- _DIRECTIVE_: Extract the lines from the start through the line that holds "const H = 545;", both included, omitting all images.
--------------------
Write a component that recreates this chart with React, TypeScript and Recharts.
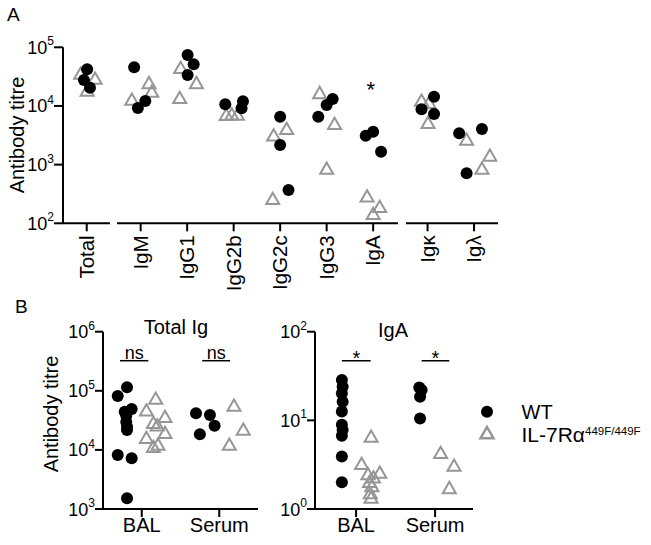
import React from "react";
import { ScatterChart, Scatter, XAxis, YAxis, ReferenceLine, ReferenceDot } from "recharts";

const FONT = "Arial, 'Liberation Sans', Helvetica, sans-serif";
const GREY = "#969696";
const W = 651;
const H = 545;

// Panel A: antibody titres by isotype (3 mice per group)
const CATS_A = ["Total", "IgM", "IgG1", "IgG2b", "IgG2c", "IgG3", "IgA", "Igκ", "Igλ"];
const WT_A = [
  [42200, 27700, 20500],
  [45600, 9230, 12160],
  [73900, 51300, 33700],
  [10670, 12020, 9120],
  [6560, 2160, 370],
  [6560, 10400, 13150],
  [3110, 3640, 1660],
  [14400, 8770, 7300],
  [3420, 4050, 711],
];
const WT_A_JIT = [
  [0.01, -0.06, 0.07],
  [-0.14, -0.06, 0.1],
  [0.01, 0.14, 0.01],
  [-0.18, 0.2, 0.17],
  [0, 0, 0.18],
  [-0.18, 0, 0.13],
  [-0.16, 0, 0.17],
  [0.14, -0.13, 0.14],
  [-0.32, 0.17, -0.16],
];
const MUT_A = [
  [35100, 28800, 18000],
  [12650, 24300, 17300],
  [43900, 24300, 13500],
  [6950, 7100, 7000],
  [3110, 4000, 257],
  [16400, 4870, 843],
  [284, 188, 143],
  [12150, 11200, 5060],
  [2630, 1400, 843],
];
const MUT_A_JIT = [
  [-0.13, 0.18, 0.01],
  [-0.19, 0.18, 0.24],
  [-0.14, 0.2, -0.16],
  [-0.16, -0.04, 0.08],
  [-0.14, 0.14, -0.16],
  [-0.15, 0.17, 0],
  [-0.13, 0.14, 0],
  [-0.13, 0.03, 0.01],
  [-0.16, 0.34, 0.17],
];
const TICKS_A = [100, 1000, 10000, 100000];

// Panel B: BAL and serum
const CATS_B = ["BAL", "Serum"];
const TOTAL_WT = [
  [114500, 81700, 49200, 44300, 37900, 29600, 24700, 21700, 8200, 7200, 1520],
  [41600, 38900, 25700, 18400],
];
const TOTAL_WT_JIT = [
  [-0.19, -0.31, -0.13, -0.22, -0.2, -0.2, -0.19, -0.19, -0.31, -0.13, -0.19],
  [-0.3, -0.12, -0.06, -0.25],
];
const TOTAL_MUT = [
  [72600, 46000, 35600, 28200, 25700, 19100, 15700, 12100, 11070],
  [55300, 21700, 12100],
];
const TOTAL_MUT_JIT = [
  [0.18, 0.06, 0.3, 0.15, 0.2, 0.3, 0.06, 0.21, 0.15],
  [0.19, 0.31, 0.13],
];
const IGA_WT = [
  [28.5, 24, 20.2, 16.2, 12.6, 8.9, 7.8, 6.7, 3.9, 2.0],
  [23.5, 22, 18.5, 10.5],
];
const IGA_WT_JIT = [
  [-0.18, -0.17, -0.18, -0.17, -0.18, -0.18, -0.17, -0.18, -0.18, -0.18],
  [-0.2, -0.17, -0.19, -0.19],
];
const IGA_MUT = [
  [6.5, 3.2, 2.55, 2.45, 2.25, 2.0, 1.8, 1.5, 1.33],
  [4.25, 3.05, 1.71],
];
const IGA_MUT_JIT = [
  [0.19, 0.07, 0.3, 0.15, 0.22, 0.17, 0.2, 0.18, 0.19],
  [0.07, 0.24, 0.18],
];
const TICKS_TOTAL = [1000, 10000, 100000, 1000000];
const TICKS_IGA = [1, 10, 100];
const SIG_TOTAL = ["ns", "ns"];
const SIG_IGA = ["*", "*"];

// layout: category positions and broken-axis pieces
const POS_A = [0, 1.16, 2.16, 3.16, 4.16, 5.16, 6.16, 7.33, 8.33];
const AXIS_A_PIECES = [
  [-0.51, 0.5],
  [0.652, 6.695],
  [6.866, 8.845],
];
const POS_B = [0, 1];
const BAR_TOTAL = [
  [-0.28, 0.085],
  [-0.22, 0.14],
];
const BAR_IGA = [
  [-0.18, 0.185],
  [-0.17, 0.18],
];

const toPoints = (values: number[][], jitter: number[][], pos: number[]) =>
  values.flatMap((vals, i) => vals.map((v, j) => ({ x: pos[i] + jitter[i][j], y: v })));

const Dot = (p: any) => <circle cx={p.cx} cy={p.cy} r={6} fill="#000" />;
const Tri = (p: any) => (
  <polygon
    points={`${p.cx},${p.cy - 6.5} ${p.cx + 6.5},${p.cy + 4.8} ${p.cx - 6.5},${p.cy + 4.8}`}
    fill="none"
    stroke={GREY}
    strokeWidth={2}
  />
);

const PowerTick = (p: any) => {
  const exp = Math.round(Math.log10(p.payload.value));
  return (
    <text x={p.x} y={p.y + 6.5} textAnchor="end" fontFamily={FONT} fontSize={18} fill="#000">
      10
      <tspan fontSize={12} dy={-8.5}>
        {exp}
      </tspan>
    </text>
  );
};

const CatTick = (p: any) => {
  const i = POS_A.findIndex((v) => Math.abs(v - p.payload.value) < 1e-6);
  return (
    <text
      x={p.x}
      y={p.y}
      dy="0.35em"
      transform={`rotate(-90 ${p.x} ${p.y})`}
      textAnchor="end"
      fontFamily={FONT}
      fontSize={20.5}
      fill="#000"
    >
      {CATS_A[i]}
    </text>
  );
};

const label = (txt: string, dyBase: number, size: number) => (p: any) => (
  <text x={p.cx} y={p.cy + dyBase} textAnchor="middle" fontFamily={FONT} fontSize={size} fill="#000">
    {txt}
  </text>
);

const axisStyle = { stroke: "#000", strokeWidth: 2 };
const abs: React.CSSProperties = { position: "absolute", left: 0, top: 0 };

function PanelA() {
  return (
    <div style={abs}>
      <ScatterChart width={W} height={H} margin={{ top: 47.3, right: W - 498, bottom: 0, left: 0 }}>
        <XAxis
          type="number"
          dataKey="x"
          domain={[-0.51, 8.845]}
          ticks={POS_A}
          interval={0}
          allowDataOverflow
          axisLine={false}
          stroke="#000"
          tickLine={axisStyle}
          tickSize={8}
          tickMargin={4}
          height={H - 223.3}
          tick={(p: any) => <CatTick {...p} />}
        />
        <YAxis
          type="number"
          dataKey="y"
          scale="log"
          domain={[100, 100000]}
          ticks={TICKS_A}
          interval={0}
          allowDataOverflow
          width={63}
          stroke="#000"
          axisLine={axisStyle}
          tickLine={axisStyle}
          tickSize={9}
          tickMargin={0}
          tick={(p: any) => <PowerTick {...p} />}
        />
        {AXIS_A_PIECES.map(([a, b], i) => (
          <ReferenceLine
            key={i}
            segment={[{ x: a, y: 100 }, { x: b, y: 100 }]}
            stroke="#000"
            strokeWidth={2}
            ifOverflow="visible"
          />
        ))}
        <Scatter data={toPoints(MUT_A, MUT_A_JIT, POS_A)} shape={Tri} isAnimationActive={false} />
        <Scatter data={toPoints(WT_A, WT_A_JIT, POS_A)} shape={Dot} isAnimationActive={false} />
        <ReferenceDot x={POS_A[6] - 0.05} y={22000} r={0} shape={label("*", 11, 22)} ifOverflow="visible" />
      </ScatterChart>
    </div>
  );
}

function PanelB({
  left,
  right,
  domain,
  yDomain,
  ticks,
  wt,
  wtJit,
  mut,
  mutJit,
  sig,
  bars,
  barY,
  sigDy,
  sigSize,
}: any) {
  return (
    <div style={abs}>
      <ScatterChart width={W} height={H} margin={{ top: 331.7, right: W - right, bottom: 0, left: 0 }}>
        <XAxis
          type="number"
          dataKey="x"
          domain={domain}
          ticks={POS_B}
          interval={0}
          allowDataOverflow
          stroke="#000"
          axisLine={axisStyle}
          tickLine={axisStyle}
          tickSize={8}
          tickMargin={1}
          height={H - 509}
          tick={{ fontSize: 20, fill: "#000", fontFamily: FONT }}
          tickFormatter={(v: number) => CATS_B[Math.round(v)]}
        />
        <YAxis
          type="number"
          dataKey="y"
          scale="log"
          domain={yDomain}
          ticks={ticks}
          interval={0}
          allowDataOverflow
          width={left}
          stroke="#000"
          axisLine={axisStyle}
          tickLine={axisStyle}
          tickSize={8}
          tickMargin={0}
          tick={(p: any) => <PowerTick {...p} />}
        />
        {bars.map(([a, b]: number[], i: number) => (
          <ReferenceLine
            key={`bar${i}`}
            segment={[{ x: POS_B[i] + a, y: barY }, { x: POS_B[i] + b, y: barY }]}
            stroke="#000"
            strokeWidth={1.5}
            ifOverflow="visible"
          />
        ))}
        {bars.map(([a, b]: number[], i: number) => (
          <ReferenceDot
            key={`sig${i}`}
            x={POS_B[i] + (a + b) / 2}
            y={barY}
            r={0}
            shape={label(sig[i], sigDy, sigSize)}
            ifOverflow="visible"
          />
        ))}
        <Scatter data={toPoints(mut, mutJit, POS_B)} shape={Tri} isAnimationActive={false} />
        <Scatter data={toPoints(wt, wtJit, POS_B)} shape={Dot} isAnimationActive={false} />
      </ScatterChart>
    </div>
  );
}

function Overlay() {
  const t = { fontFamily: FONT, fill: "#000" };
  return (
    <svg width={W} height={H} style={{ ...abs, pointerEvents: "none" }}>
      <text x={7} y={21} fontSize={19} {...t}>A</text>
      <text x={15} y={313} fontSize={19} {...t}>B</text>
      <text x={17} y={135} fontSize={20} textAnchor="middle" dominantBaseline="central" transform="rotate(-90 17 135)" {...t}>
        Antibody titre
      </text>
      <text x={51} y={414} fontSize={20} textAnchor="middle" dominantBaseline="central" transform="rotate(-90 51 414)" {...t}>
        Antibody titre
      </text>
      <text x={176} y={334} fontSize={20} textAnchor="middle" {...t}>Total Ig</text>
      <text x={393} y={337} fontSize={20} textAnchor="middle" {...t}>IgA</text>
      <circle cx={487} cy={411.7} r={6} fill="#000" />
      <polygon points="487,427 493.5,438.3 480.5,438.3" fill="none" stroke={GREY} strokeWidth={2.5} />
      <text x={521.5} y={418.5} fontSize={20} {...t}>WT</text>
      <text x={521.5} y={441.7} fontSize={21} {...t}>
        IL-7Rα
        <tspan fontSize={11.5} dy={-7}>449F/449F</tspan>
      </text>
    </svg>
  );
}

export default function App() {
  return (
    <div style={{ ...abs, width: W, height: H, background: "#fff" }}>
      <PanelA />
      <PanelB
        left={103}
        right={258}
        domain={[-0.5, 1.5]}
        yDomain={[1000, 1000000]}
        ticks={TICKS_TOTAL}
        wt={TOTAL_WT}
        wtJit={TOTAL_WT_JIT}
        mut={TOTAL_MUT}
        mutJit={TOTAL_MUT_JIT}
        sig={SIG_TOTAL}
        bars={BAR_TOTAL}
        barY={323000}
        sigDy={-2}
        sigSize={18}
      />
      <PanelB
        left={315}
        right={473}
        domain={[-0.52, 1.48]}
        yDomain={[1, 100]}
        ticks={TICKS_IGA}
        wt={IGA_WT}
        wtJit={IGA_WT_JIT}
        mut={IGA_MUT}
        mutJit={IGA_MUT_JIT}
        sig={SIG_IGA}
        bars={BAR_IGA}
        barY={47}
        sigDy={4}
        sigSize={20}
      />
      <Overlay />
    </div>
  );
}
--------------------
- _RIGHT ANSWER_:
Write a component that recreates this chart with React, TypeScript and Recharts.
import React from "react";
import { ScatterChart, Scatter, XAxis, YAxis, ReferenceLine, ReferenceDot } from "recharts";

const FONT = "Arial, 'Liberation Sans', Helvetica, sans-serif";
const GREY = "#969696";
const W = 651;
const H = 545;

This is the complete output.